Monday, October 26, 2020

Variabel Tambahan?

Produktivitas negara bergantung pada mutu SDM yang ada di dalamnya, apabila mutu SDM nya baik maka produktivitas negara akan beranjak naik, akan tetapi jika mutu SDM rendah maka produktivitas negara akan stagnan. Mutu SDM bisa ditinjau dari Indeks Pembangunan Manusia (IPM), secara nasional tren IPM Indonesia terus meningkat dari tahun ke tahun menjadi 0,707 pada tahun 2019 lalu dengan rata-rata pertumbuhan IPM Indonesia sebesar 0,87% per tahun. Akan tetapi jika dibandingkan dengan negara tetangga, Indonesia masih kalah dari Filipina (0,712), Thailand (0,756), Malaysia (0,804), Brunei Darussalam (0,845), dan Singapura (0,935). 

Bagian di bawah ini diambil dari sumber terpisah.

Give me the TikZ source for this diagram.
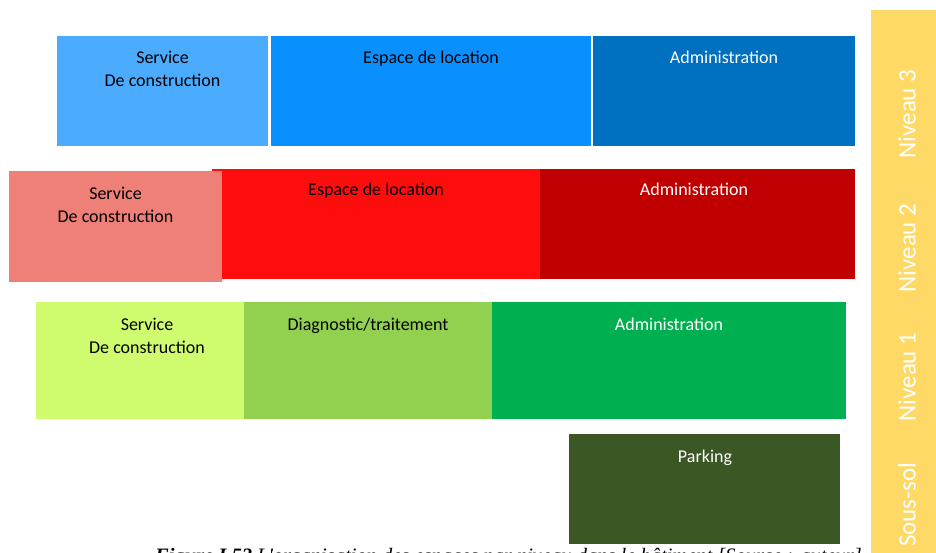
\documentclass[tikz,border=0pt]{standalone}
\usepackage{fontspec}
\setmainfont{Carlito}
\newfontfamily\capfont{Liberation Serif}
\definecolor{blueA}{HTML}{4BACFF}
\definecolor{blueB}{HTML}{0A8FFF}
\definecolor{blueC}{HTML}{0070C0}
\definecolor{redA}{HTML}{EE8077}
\definecolor{redB}{HTML}{FF0D0D}
\definecolor{redC}{HTML}{C00000}
\definecolor{greenA}{HTML}{CFFB6E}
\definecolor{greenB}{HTML}{92D050}
\definecolor{greenC}{HTML}{00B050}
\definecolor{parkc}{HTML}{3A5724}
\definecolor{barc}{HTML}{FFD966}
\tikzset{
  lbl/.style={font=\fontsize{18}{23}\selectfont, align=center, anchor=base, inner sep=0pt, text=black},
  lblw/.style={lbl, text=white},
  lvl/.style={font=\fontsize{25}{30}\selectfont, text=white, rotate=90, inner sep=0pt, anchor=center}
}
\begin{document}
\begin{tikzpicture}[x=1pt,y=-1pt]
\useasboundingbox (0,0) rectangle (936,553);
% caption (cut off by the page edge, as in the source)
\node[anchor=base west, inner sep=0pt, font=\capfont\fontsize{20.5}{24}\selectfont\itshape] (cap) at (155,562)
  {\textbf{Figure I.52} L'organisation des espaces par niveau dans le bâtiment [Source : auteur]};
% Niveau 3
\fill[blueA] (57,36) rectangle (268,146);
\fill[blueB] (271,36) rectangle (591,146);
\fill[blueC] (593,36) rectangle (855,146);
\node[lbl] (s3) at (162.5,87) {Service\\De construction};
\node[lbl] (e3) at (431,64) {Espace de location};
\node[lblw] (a3) at (724,64) {Administration};
% Niveau 2
\fill[redB] (212,169) rectangle (540,279);
\fill[redC] (540,169) rectangle (855,279);
\fill[redA] (9,171) rectangle (222,282);
\node[lbl] (s2) at (115.5,222.5) {Service\\De construction};
\node[lbl] (e2) at (376,196) {Espace de location};
\node[lblw] (a2) at (694,196) {Administration};
% Niveau 1
\fill[greenA] (36,302) rectangle (244,419);
\fill[greenB] (244,302) rectangle (492,419);
\fill[greenC] (492,302) rectangle (846,419);
\node[lbl] (s1) at (147,353) {Service\\De construction};
\node[lbl] (d1) at (368,330) {Diagnostic/traitement};
\node[lblw] (a1) at (669,330) {Administration};
% Sous-sol
\fill[parkc] (569,434) rectangle (840,544);
\node[lblw] (p0) at (705,462) {Parking};
% level bar
\fill[barc] (871,10) rectangle (936,553);
\node[lvl] (n3) at (907,114) {Niveau 3};
\node[lvl] (n2) at (907,248) {Niveau 2};
\node[lvl] (n1) at (907,377) {Niveau 1};
\node[lvl] (n0) at (907,505) {Sous-sol};
\end{tikzpicture}
\end{document}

IPM dengan produktivitas negara memiliki korelasi yang positif, artinya pada setiap peningkatan angka IPM maka angka produktivitas negara juga akan meningkat. Ada tiga faktor yang mempengaruhi IPM yakni: pertama, kesehatan yang diukur dari Umur Harapan Hidup (UHH) saat lahir. Kedua, pendidikan yang dilihat dari dua indikator yaitu Harapan Lama Sekolah (HLS) dan Rata-rata Lama Sekolah (RLS). Ketiga, standar hidup layak yang dilihat dari indikator Pengeluaran per Kapita yang disesuaikan (PPP).

Salah satu komponen dari IPM tadi adalah pendidikan, kualitas pendidikan yang baik tentunya akan mendongkrak angka IPM. Akan tetapi sejauh ini harus kita akui bahwa disparitas pendidikan di Indonesia memang masih sangat luas. Dengan kondisi Indonesia yang merupakan negara kepulauan dan wilayahnya yang sangat luas, persoalan pemerataan pendidikan di setiap wilayah harus diakui menjadi PR yang cukup rumit. Dalam konteks Indonesia, pulau Jawa masih menjadi episentrum pendidikan, hal ini yang membuat setiap orang berlomba-lomba untuk bisa mengenyam pendidikan disana. Ambil contoh, 8 kampus terbaik di Indonesia versi QS World University Ranking semuanya berasal dari tanah Jawa. Terdapat perbedaan yang cukup signifikan mutu SDM khususnya pendidikan masyarakat di Jawa dengan masyarakat yang berada di luar Jawa.

Mutu SDM mestinya juga akan berpengaruh terhadap undang-undang yang dibuat oleh para legislator, regulasi yang baik lahir dari hasil pemikiran yang baik, bagaimana ia mengidentifikasi persoalan yang ada di tengah masyarakat, berdialog dengan masyarakat dan stakeholder terkait, berdiskusi dengan para ahli untuk meramu solusinya, adalah suatu mekanisme yang tidak sederhana, butuh seorang pemikir untuk melahirkan regulasi yang cemerlang. Akan tetapi menariknya fakta di lapangan ternyata berkata lain, trend semakin membaiknya tingkat pendidikan caleg terpilih terus meningkat, namun kecenderungan itu tidak serta merta menjelaskan hubungan linear dengan kinerja DPR. Bahkan tidak sedikit undang-undang yang disahkan membuat konflik dan memantik emosi publik, Dewan Perwakilan Rakyat (DPR) dicap sebagai perantara cukong dan hanya memuluskan kepentingan segelintir orang dan mengabaikan kepentingan rakyatnya. Terlebih DPR menjadi lembaga negara dengan jumlah kasus korupsi yang lebih banyak dibandingkan lembaga negara lainnya menurut Komisi Pemberantasan Korupsi (KPK) dengan jumlahnya dari 2014 hingga 2019 sebanyak 255 orang.

Poinnya bahwa ternyata harus ada variabel tambahan selain daripada tingkat pendidikan untuk bisa benar-benar menghasilkan undang-undang yang berkualitas dan berpihak kepada rakyat, variabel tambahan ini adalah kunci untuk perubahan ke depannya. Kira-kira apa variabel tambahan itu? Pertanyaan yang jawabannya saya rasa kita semua paham jika beragama dengan benar.